For-hire drivers operate private local car services and luxury limousine vehicles. Green taxis are able to pick up passengers anywhere in Brooklyn, the Bronx, Staten Island, northern Manhattan (north of W. 110th St. and north of E. 96th St.), and Queens (excluding airports). For the city, the iconic yellow medallion taxis are the official taxicabs, which provide transportation for passengers via street hails.

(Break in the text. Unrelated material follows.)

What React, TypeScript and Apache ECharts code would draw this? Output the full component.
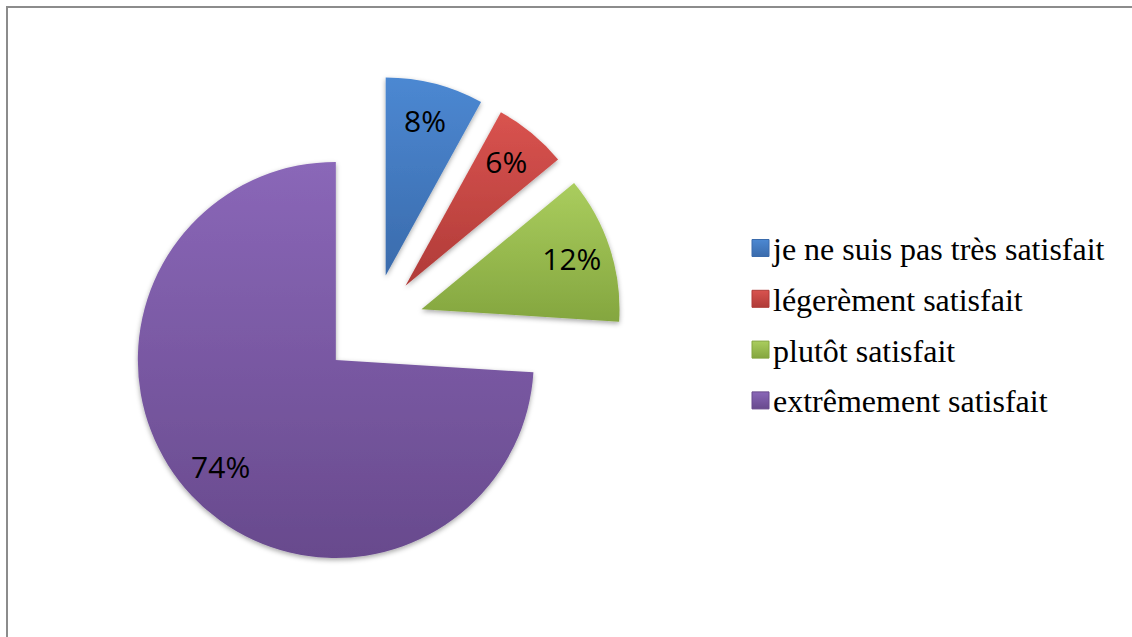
import React, { useEffect, useRef } from "react";
import * as echarts from "echarts";

const categories = [
  "je ne suis pas très satisfait",
  "légerèment satisfait",
  "plutôt satisfait",
  "extrêmement satisfait",
];
const values = [8, 6, 12, 74];
const topColors = ["#4C88D2", "#D9534F", "#AACD5E", "#8A67B8"];
const bottomColors = ["#3A6BAC", "#B03B38", "#84A63F", "#684A8D"];

function grad(i: number) {
  return new echarts.graphic.LinearGradient(0, 0, 0, 1, [
    { offset: 0, color: topColors[i] },
    { offset: 1, color: bottomColors[i] },
  ]);
}

const LEG_X = 752;
const LEG_Y = 248;
const LEG_STEP = 50.8;
const MARK = 17;

export default function App() {
  const ref = useRef<HTMLDivElement>(null);
  useEffect(() => {
    if (!ref.current) return;
    const chart = echarts.init(ref.current, null, { renderer: "svg" });
    const mainData = categories.map((name, i) => ({
      name,
      value: values[i],
      selected: true,
      itemStyle: { color: grad(i) },
    }));
    const labelData = categories.map((name, i) => ({
      name,
      value: values[i],
      selected: true,
    }));
    const legendGraphics = categories.flatMap((name, i) => [
      {
        type: "rect",
        silent: true,
        shape: {
          x: LEG_X,
          y: LEG_Y + i * LEG_STEP - MARK / 2,
          width: MARK,
          height: MARK,
        },
        style: { fill: grad(i), stroke: bottomColors[i], lineWidth: 1 },
      },
      {
        type: "text",
        silent: true,
        x: LEG_X + MARK + 4,
        y: LEG_Y + i * LEG_STEP + 1,
        style: {
          text: name,
          fontFamily: "Liberation Serif",
          fontSize: 32,
          fill: "#000000",
          verticalAlign: "middle",
          align: "left",
        },
      },
    ]);
    chart.setOption({
      animation: false,
      backgroundColor: "#ffffff",
      graphic: [
        {
          type: "line",
          shape: { x1: 6, y1: 7, x2: 1132, y2: 7 },
          style: { stroke: "#8c8c8c", lineWidth: 2 },
          silent: true,
        },
        {
          type: "line",
          shape: { x1: 7, y1: 6, x2: 7, y2: 637 },
          style: { stroke: "#8c8c8c", lineWidth: 2 },
          silent: true,
        },
        ...legendGraphics,
      ],
      series: [
        {
          name: "main",
          type: "pie",
          center: [373, 325],
          radius: [0, 198],
          startAngle: 90,
          clockwise: true,
          selectedMode: "multiple",
          selectedOffset: 51,
          silent: true,
          label: { show: false },
          labelLine: { show: false },
          itemStyle: {
            shadowBlur: 5,
            shadowOffsetY: 2,
            shadowColor: "rgba(0,0,0,0.35)",
          },
          select: { itemStyle: { borderWidth: 0 } },
          emphasis: { scale: false },
          data: mainData,
        },
        {
          name: "labels",
          type: "pie",
          center: [373, 323],
          radius: [112, 198],
          startAngle: 90,
          clockwise: true,
          selectedMode: "multiple",
          selectedOffset: 51,
          silent: true,
          itemStyle: { color: "rgba(0,0,0,0)" },
          select: { itemStyle: { color: "rgba(0,0,0,0)", borderWidth: 0 } },
          label: {
            show: true,
            position: "inside",
            formatter: "{d}%",
            fontFamily: "Open Sans",
            fontSize: 30,
            color: "#000000",
          },
          labelLine: { show: false },
          emphasis: { scale: false },
          data: labelData,
        },
      ],
    });
    return () => chart.dispose();
  }, []);
  return (
    <div
      ref={ref}
      style={{ position: "fixed", left: 0, top: 0, width: 1132, height: 637 }}
    />
  );
}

Despite the politics of the city, transit in Queens is complicated. After certain major transportation lines end such as the F train at the 179th Street stop or the E train at the Parsons Boulevard stop or the Long Island Rail Road in Little Neck, Queens residents rely heavily on buses, commuter vans, livery cabs and green cabs to get to their destination.

According to the Taxi and Limousine Commission, yellow taxi activity is centered on Manhattan, where 90.3 percent of taxi pickups occur. After Manhattan, the area with the highest percentage of pickups is at Kennedy and LaGuardia airports, both located in Queens, which together account for 3.5 percent of all pickups.

Taxi activity in the boroughs outside of the airports is scarce: in total, about 6.2 percent of all pickups occur in these areas. The borough with the largest share is Brooklyn, where 3.1 percent of all taxi pickups occur, followed by Queens with 1.5 percent, the Bronx with 0.9 percent, and Staten Island with 0.8 percent, according to the TLC.

Uber has changed the game for commuters and drivers alike.

Musa Dialo, a livery cab driver for the past 10 years, said, “Uber is everywhere. I can’t make money anymore. They are taking customers away.”

Dialo said that before he can even utter the word “taxi,” customers run up to their Uber cars waiting for them while he watches as they drive away.

“I am just watching,” he said.

In Queens, there are currently about 8,000 Uber driver-partners who call Queens home out of 26,000 in total, according to the $50 billion technology company. And Uber said it plans to add an additional 4,000 jobs this year alone.

Uber said it makes almost 600,000 trips through Queens on a monthly basis but did not respond to specific questions on the breakdown of those trips or the start and end points in Queens.

According to a recent New York Times article, based on city data it requisitioned from Uber, the app service made an estimated 76,000 city pickups daily in April. About 63,000 were in central Manhattan from the city’s airports and the richest part of Brooklyn. Fewer than 1,200 were made in the Bronx; only 37 were on Staten Island.

According to 2014 TLC data, an average of 485,000 yellow taxi trips are made daily across the city.

Over 40 percent of yellow taxi drivers are Queens residents. After Queens, Brooklyn has the second largest percentage of yellow taxi drivers, according to the city’s Taxi and Limousine Commission 2014 statistics.

Across the city, there are an estimated 13,000 yellow taxis, an estimated 6,000 green cabs and an estimated 25,500 livery and commuter vans, according to the city’s Taxi and Limousine Commission latest numbers. The different categories were not broken down by borough.

But these numbers have no effect on Dialo except that he knows he is losing business.

“I used to make $1,000 weekly,” he said. “Now I am bringing home $600.”

When asked why he does not become an Uber driver, Diallo replied, “I don’t want to pay Uber . If I have to pay fees, I want to pay the city because it will benefit me – not some rich company.”